Si les concepts de xénophobie et de racisme se recoupent en partie, ils se différencient aussi sur certains points ; or ces distinctions ne sont pas toujours clairement définies. La xénophobie est assimilable au racisme lorsque l’on recourt à des caractéristiques racistes pour définir des critères de catégorisation et d’exclusion. En raison de l’augmentation des flux migratoires et des mouvements d’exil à l’échelle planétaire, les personnes migrantes sont particulièrement exposées à l’hostilité et à la discrimination. Outre les personnes de nationalité étrangère, celles qui se différencient par leur apparence ou leur comportement, ainsi que les personnes marginales, âgées ou handicapées, peuvent également devenir la cible de comportements hostiles ou xénophobes. La violence, le discours de haine et la discrimination intentionnelle, implicite ou structurelle puisent leurs racines dans la xénophobie.
Cela étant, les clichés et les discours sur l’« autre» peuvent évoluer avec le temps. Ainsi, les communautés italienne et tamoule, qui étaient perçues comme étrangères à l’origine, sont aujourd’hui considérées comme partiellement voire entièrement intégrées, ou tout au moins comme des groupes qui se fondent dans la population majoritaire. À l’inverse, l’image positive des ouvriers qualifiés en provenance de Yougoslavie dans les années 1960 s’est détériorée avec l’arrivée des personnes fuyant la guerre des Balkans dans les années 1990, mais s’est ensuite progressivement améliorée. Cette évolution des perceptions est également due au fait que les nouvelles vagues de personnes migrantes viennent prendre la place des anciens boucs émissaires, pour devenir à leur tour la cible des projections xénophobes.

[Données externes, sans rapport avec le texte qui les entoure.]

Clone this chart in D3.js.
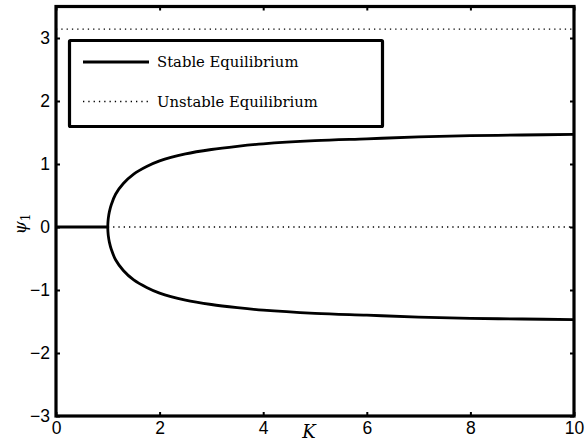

Toutes les formes de racisme suivent un schéma commun, qui consiste à classer les gens dans des catégories fondées sur des différences réelles ou fictives, dont on considère qu’elles sont innées et immuables. Cette différenciation est source de réprobation et de dévalorisation pour les groupes ainsi créés, et légitime les actes de rejet, d’exclusion voire de violence à leur encontre. De plus, elle va souvent de pair avec des atteintes à la dignité et des violations des droits humains. Le contexte historique et politique, les caractéristiques attribuées, les discriminations infligées et l’impact de ces dernières varient selon les groupes visés ; les revendications différeront donc en conséquence.
Il n’en demeure pas moins que le racisme tel que dépeint dans le présent article a de lourdes conséquences pour les personnes concernées et, par extension, pour la société dans son ensemble. Face à ce constat, il faut avoir la volonté de ne pas se voiler la face. Pour pouvoir répondre aux revendications légitimes des personnes touchées par le racisme, qui relèvent des droits les plus élémentaires, il faut reconnaître les nuances et la complexité de la thématique, et ouvrir les yeux non seulement sur les comportements individuels, mais aussi sur l’interaction des normes et des structures – implicites et explicites – de la société. Car en fin de compte, il ne s’agit de rien d’autre que de permettre à chacun et à chacune de participer à la vie sociale et d’accéder aux ressources sociales, culturelles, politiques et économiques sur un pied d’égalité.